When Djibouti gained independence in 1977, the Djibouti Franc became an even more prominent symbol of its sovereignty.
Despite political independence, the country maintained the currency’s peg to the US Dollar. This link provided economic stability, particularly in international trade, as the country sought to establish itself on the global stage.
The Franc has had a steady exchange rate with the US Dollar since the early 1970s, which has helped maintain inflation control and attract foreign investment.
The Franc’s design and denominations have evolved over the years, with various coin and note denominations introduced, including high-value coins in the 1980s.
The Central Bank of Djibouti is responsible for regulating the currency today, ensuring its stability and availability within the economy
Exchange Rate System OF Djibouti Franc
The Djibouti Franc operates under a fixed exchange rate system, meaning its value is tied to the US Dollar. The exchange rate is set at 1 USD = 177.721 DJF.
This fixed rate makes it easier for Djibouti to conduct trade with other countries, especially with the US, which plays a key role in the region’s economy.
A fixed exchange rate helps protect the Djibouti Franc from big swings in the foreign exchange market but also leaves the economy vulnerable to economic shifts in the US.
Djibouti uses this system to stabilize its economy. Because Djibouti relies heavily on imports, especially for food and energy, it cannot afford massive changes in its currency’s value.
A stable exchange rate helps keep prices more predictable for consumers and businesses alike.
Subdivisions and Denominations
The Djibouti Franc is divided into 100 centimes, though centimes are rarely used today due to inflation and the low value of the currency.
Coins
Djibouti issues coins in different denominations, including 1, 2, 5, 10, 20, 50, 100, 250, and 500 Francs.
These coins are used for everyday purchases, like buying groceries or paying for transportation.
Banknotes
Banknotes come in larger denominations of 1,000, 2,000, 5,000, and 10,000 Francs. They are more common for larger purchases, such as paying bills or making significant investments.
Djibouti’s Economy and Challenges
Djibouti’s economy is small but strategic, mainly due to its location near the Red Sea and along major shipping routes.
The country’s economy relies heavily on services, particularly logistics, transportation, and operations around its ports.
Djibouti is also home to several foreign military bases, including those of the United States and France, which contribute to its economy.

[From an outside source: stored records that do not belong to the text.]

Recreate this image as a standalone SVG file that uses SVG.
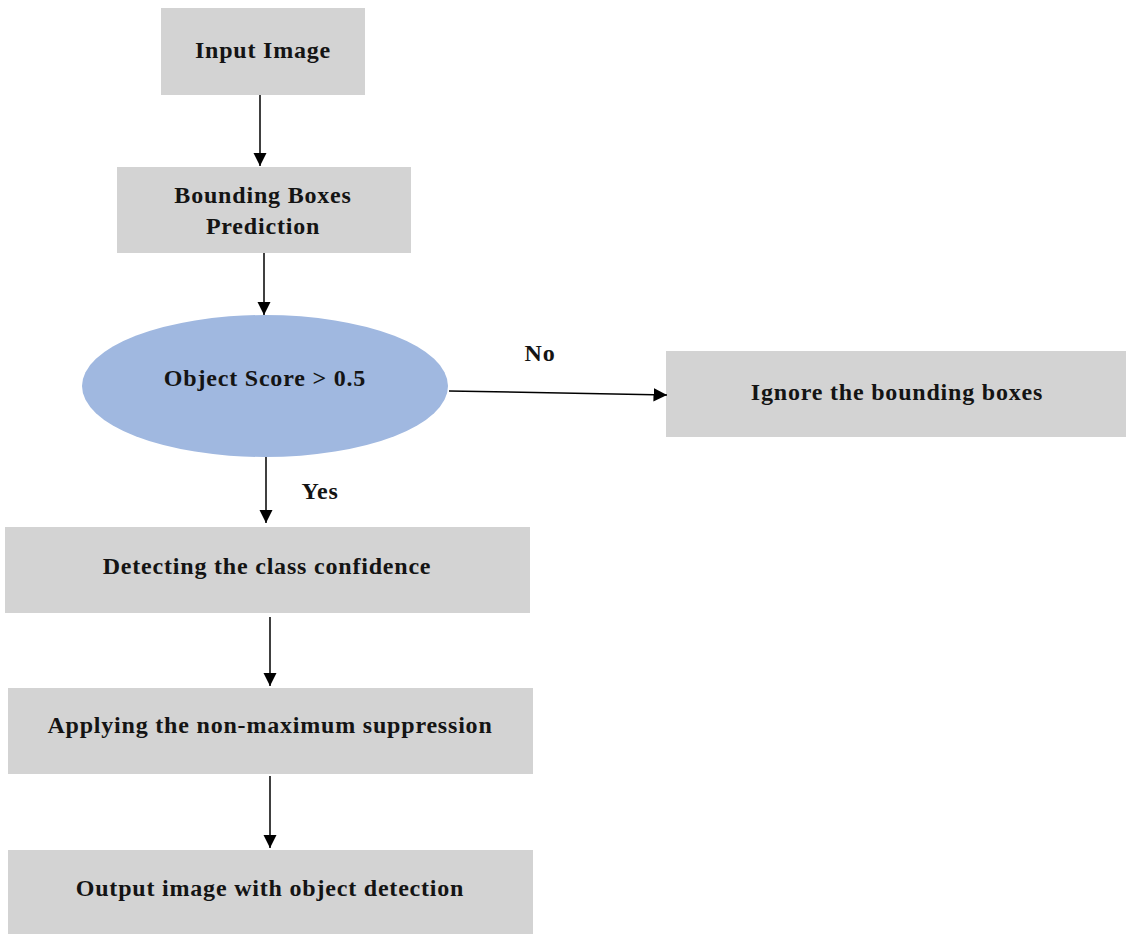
<svg xmlns="http://www.w3.org/2000/svg" width="1126" height="934" viewBox="0 0 1126 934">
  <style>
    .box { fill: #d3d3d3; }
    .decision { fill: #a0b8e0; }
    .label { font-family: "Liberation Serif", "Times New Roman", serif; font-weight: bold; font-size: 24px; letter-spacing: 0.8px; fill: #141414; text-anchor: middle; dominant-baseline: central; }
    .edge { stroke: #000; stroke-width: 1.5; fill: none; marker-end: url(#arrow); }
  </style>
  <defs>
    <marker id="arrow" viewBox="0 0 10 10" refX="10" refY="5" markerWidth="9" markerHeight="9" markerUnits="strokeWidth" orient="auto">
      <path d="M0,0 L10,5 L0,10 z" fill="#000"/>
    </marker>
  </defs>
  <rect width="1126" height="934" fill="#fff"/>

  <g id="input-image">
    <rect class="box" x="161" y="8" width="204" height="87"/>
    <text class="label" x="263" y="50">Input Image</text>
  </g>

  <g id="bbox-prediction">
    <rect class="box" x="117" y="167" width="294" height="86"/>
    <text class="label" x="263" y="195">Bounding Boxes</text>
    <text class="label" x="263" y="226">Prediction</text>
  </g>

  <g id="object-score">
    <ellipse class="decision" cx="265" cy="386" rx="183" ry="71"/>
    <text class="label" x="265" y="378">Object Score &gt; 0.5</text>
  </g>

  <g id="ignore-boxes">
    <rect class="box" x="666" y="351" width="460" height="86"/>
    <text class="label" x="897" y="392">Ignore the bounding boxes</text>
  </g>

  <g id="class-confidence">
    <rect class="box" x="5" y="527" width="525" height="86"/>
    <text class="label" x="267" y="566">Detecting the class confidence</text>
  </g>

  <g id="nms">
    <rect class="box" x="8" y="688" width="525" height="86"/>
    <text class="label" x="270" y="725">Applying the non-maximum suppression</text>
  </g>

  <g id="output-image">
    <rect class="box" x="8" y="850" width="525" height="84"/>
    <text class="label" x="270" y="888">Output image with object detection</text>
  </g>

  <g id="connectors">
    <line class="edge" x1="260" y1="95" x2="260" y2="166"/>
    <line class="edge" x1="264" y1="253" x2="264" y2="315"/>
    <line class="edge" x1="449" y1="391" x2="667" y2="395"/>
    <line class="edge" x1="266" y1="457" x2="266" y2="523"/>
    <line class="edge" x1="270" y1="617" x2="270" y2="686"/>
    <line class="edge" x1="270" y1="776" x2="270" y2="848"/>
    <text class="label" x="540" y="353">No</text>
    <text class="label" x="320" y="491">Yes</text>
  </g>
</svg>
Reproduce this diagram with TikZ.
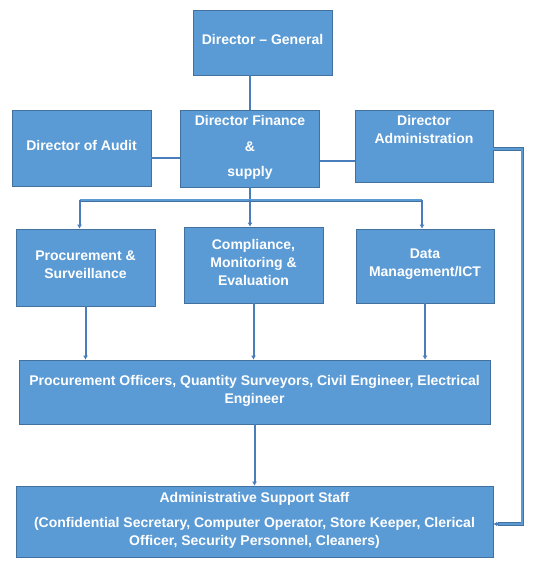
\documentclass[tikz,border=0pt]{standalone}
\usepackage{fontspec}
\setmainfont{Liberation Sans}
\usetikzlibrary{arrows.meta, positioning}
\definecolor{boxfill}{HTML}{5B9BD5}
\definecolor{boxline}{HTML}{41719C}
\definecolor{linkblue}{HTML}{4A7EBB}
\tikzset{%
>={Latex[width=5pt,length=4pt]},
  % Specifications for style of boxes and lines:
            box/.style = {rectangle, draw=boxline, line width=0.7pt,
                            fill=boxfill, text=white, align=center, inner sep=0pt,
                            font=\fontsize{14}{18}\selectfont\bfseries,
                            execute at end node={\rule[-6pt]{0pt}{0pt}}},
            txt/.style = {text=white, align=center, inner sep=0pt,
                            font=\fontsize{14}{18}\selectfont\bfseries},
            link/.style = {draw=linkblue, line width=2pt},
            rail/.style = {draw=boxline, line width=0.6pt, double=boxfill, double distance=2.2pt},
            feed/.style = {->, draw=linkblue, line width=2pt}
}
\begin{document}
\begin{tikzpicture}[x=1pt, y=-1pt]
                        \useasboundingbox (0,0) rectangle (546,569);
                        % top levels
                        \node[box, minimum width=139pt, minimum height=65pt] (dg) at (262.5,42.5) {Director -- General};
                        \node[box, minimum width=139pt, minimum height=76pt] (audit) at (81.5,148) {Director of Audit};
                        \node[box, minimum width=139pt, minimum height=77pt] (fin) at (250,148.5) {Director Finance\\[8pt]\&\\[7pt]supply};
                        \node[box, minimum width=138pt, minimum height=72pt] (admin) at (424,146) {};
                        \node[txt, below=6pt of admin.north] (admintxt) {Director\\Administration};
                        % units
                        \node[box, minimum width=139pt, minimum height=77pt] (proc) at (85.5,267.5) {Procurement \&\\Surveillance};
                        \node[box, minimum width=139pt, minimum height=76pt] (comp) at (253.5,265) {Compliance,\\Monitoring \&\\Evaluation};
                        \node[box, minimum width=138pt, minimum height=74pt] (data) at (425,266) {Data\\Management/ICT};
                        % staff
                        \node[box, minimum width=471pt, minimum height=64pt] (off) at (254.5,392) {Procurement Officers, Quantity Surveyors, Civil Engineer, Electrical\\Engineer};
                        \node[box, minimum width=477pt, minimum height=71pt] (sup) at (254.5,521.5) {Administrative Support Staff\\[7pt](Confidential Secretary, Computer Operator, Store Keeper, Clerical\\Officer, Security Personnel, Cleaners)};

                        \coordinate[yshift=-10pt] (aud) at (audit.east);
                        \coordinate[yshift=-15pt] (adm) at (admin.west);
                        \coordinate[yshift=-13pt] (split) at (fin.south);
                        \coordinate[xshift=-6pt] (pin) at (proc.north);
                        \coordinate[xshift=-3pt] (din) at (data.north);
                        \coordinate[yshift=-3pt] (aout) at (admin.east);
                        \coordinate[xshift=29pt] (bend) at (aout);
                        \coordinate[yshift=-2.5pt] (sin) at (sup.east);

                        \draw[link] (dg.south -| fin.north) -- (fin.north);
                        \draw[link] (aud) -- (aud -| fin.west);
                        \draw[link] (adm) -- (adm -| fin.east);
                        \draw[link] (fin.south) -- (split);
                        \draw[rail] (split -| pin) -- (split -| din);
                        \draw[feed] (split -| pin) -- (pin);
                        \draw[feed] (split) -- (split |- comp.north);
                        \draw[feed] (split -| din) -- (din);
                        \foreach \u in {proc, comp, data}{
                            \draw[feed] (\u.south) -- (\u.south |- off.north);
                        }
                        \draw[feed] (off.south) -- (off.south |- sup.north);
                        \draw[rail] (aout) -- (bend) |- ([xshift=5pt]sin);
                        \draw[feed] ([xshift=6pt]sin) -- (sin);
                    \end{tikzpicture}
\end{document}
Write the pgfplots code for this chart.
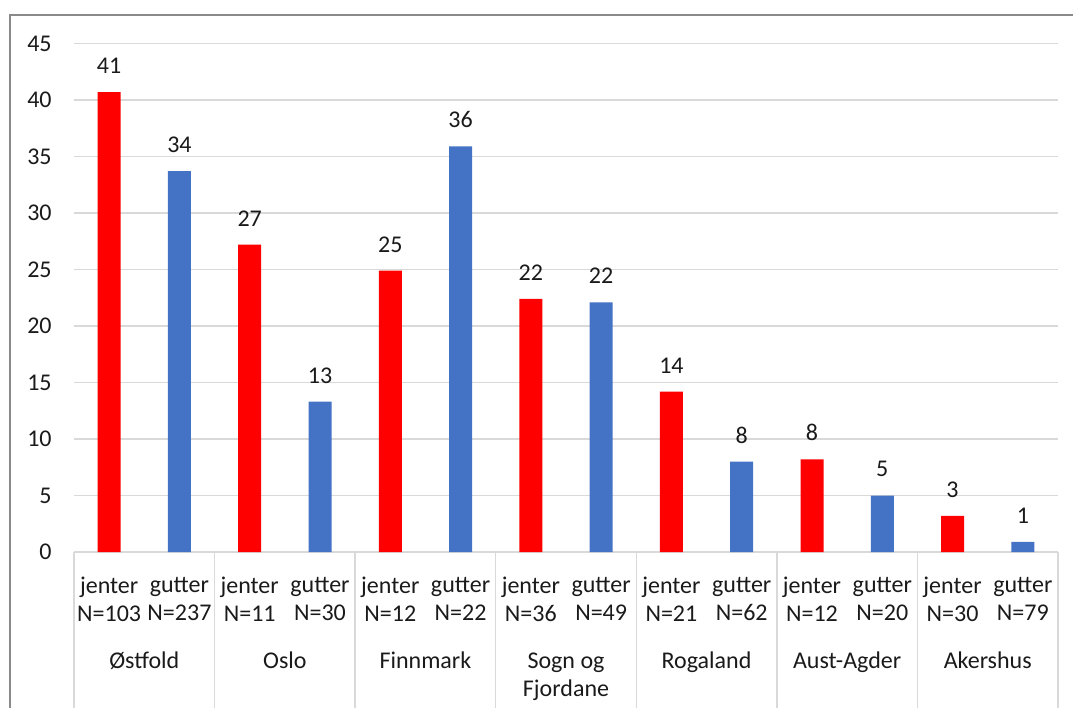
\documentclass[border=0pt]{standalone}
\usepackage{pgfplots}
\pgfplotsset{compat=1.18}
\usepackage{fontspec}
\setmainfont{Carlito}
\definecolor{jred}{HTML}{FF0000}
\definecolor{gblue}{HTML}{4472C4}
\definecolor{gridgray}{HTML}{D9D9D9}
\definecolor{framegray}{HTML}{8A8A8A}
\definecolor{txt}{HTML}{1A1A1A}
\newcommand{\lblfont}{\fontsize{12}{14}\selectfont}

\begin{document}
\begin{tikzpicture}
\path[use as bounding box] (0,0) rectangle (536.5pt,354pt);
\draw[framegray, line width=1pt] (5pt,-5pt) -- (5pt,346.5pt) -- (545pt,346.5pt);
\begin{axis}[
    at={(37pt,78pt)}, anchor=south west,
    scale only axis, width=492pt, height=254.25pt,
    xmin=-0.5, xmax=13.5, ymin=0, ymax=45,
    ytick={0,5,...,45},
    xtick={0,...,13},
    xticklabels={{jenter\\N=103},{gutter\\N=237},{jenter\\N=11},{gutter\\N=30},
                 {jenter\\N=12},{gutter\\N=22},{jenter\\N=36},{gutter\\N=49},
                 {jenter\\N=21},{gutter\\N=62},{jenter\\N=12},{gutter\\N=20},
                 {jenter\\N=30},{gutter\\N=79}},
    axis lines=left,
    axis line style={-},
    y axis line style={draw=none},
    x axis line style={gridgray, line width=0.75pt},
    major tick length=0pt,
    ymajorgrids,
    grid style={gridgray, line width=0.75pt},
    tick label style={font=\lblfont, text=txt},
    /pgf/number format/assume math mode=true,
    yticklabel style={anchor=east, inner sep=0pt, xshift=-11pt},
    xticklabel style={align=center, anchor=center, inner sep=0pt, yshift=-23.5pt},
    ybar, bar width=11.5pt,
    clip=false,
    point meta=explicit symbolic,
    nodes near coords,
    every node near coord/.append style={font=\lblfont, text=txt,
        anchor=south, inner sep=0pt, yshift=9pt},
]
\addplot[fill=jred, draw=none, bar shift=0pt] coordinates {
    (0,40.7) [41] (2,27.2) [27] (4,24.9) [25] (6,22.4) [22]
    (8,14.2) [14] (10,8.2) [8] (12,3.2) [3]
};
\addplot[fill=gblue, draw=none, bar shift=0pt] coordinates {
    (1,33.7) [34] (3,13.3) [13] (5,35.9) [36] (7,22.1) [22]
    (9,8.0) [8] (11,5.0) [5] (13,0.9) [1]
};
\pgfplotsinvokeforeach{-0.5,1.5,3.5,5.5,7.5,9.5,11.5,13.5}{
    \draw[gridgray, line width=0.75pt] (axis cs:#1,0) -- ([yshift=-85pt]axis cs:#1,0);
}
\begin{scope}[font=\lblfont, text=txt, every node/.style={anchor=base, inner sep=0pt, yshift=-58pt}]
\node at (axis cs:0.5,0) {Østfold};
\node at (axis cs:2.5,0) {Oslo};
\node at (axis cs:4.5,0) {Finnmark};
\node at (axis cs:6.5,0) {Sogn og};
\node at ([yshift=-14pt]axis cs:6.5,0) {Fjordane};
\node at (axis cs:8.5,0) {Rogaland};
\node at (axis cs:10.5,0) {Aust-Agder};
\node at (axis cs:12.5,0) {Akershus};
\end{scope}
\end{axis}
\end{tikzpicture}
\end{document}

Djibouti serves as a key transit hub for goods traveling in and out of Africa and the Middle East.
Djibouti’s port is crucial for international trade, especially for Ethiopia, a landlocked country that depends on Djibouti’s ports for access to global markets.
Despite its strategic position, Djibouti faces numerous challenges:
1. High Unemployment
Many Djiboutians struggle to find steady jobs, leading to widespread poverty.
2. Poverty
Nearly half of the population lives in poverty, with limited access to essential services like healthcare and education.
3. Dependence on Imports
Djibouti relies heavily on imports for food, fuel, and other necessities, which makes the country vulnerable to price changes in the global market.
4. Foreign Aid
Djibouti depends significantly on foreign aid to support its economy and infrastructure development.
Conclusion
The Djibouti Franc (DJF) is more than just a currency; it’s a window into Djibouti’s unique position in global economics.
While the Franc offers stability through its fixed exchange rate to the US Dollar, it also reveals the country’s reliance on foreign trade, imports, and external economic factors.
Djibouti’s strategic location near the Red Sea makes it a vital hub for international shipping and military bases, but the nation continues to face significant economic challenges such as poverty and unemployment.
By knowing Djibouti Franc’s history, its role in the economy, and its connection to international markets, you can gain insight into how this country operates financially on both a local and global scale.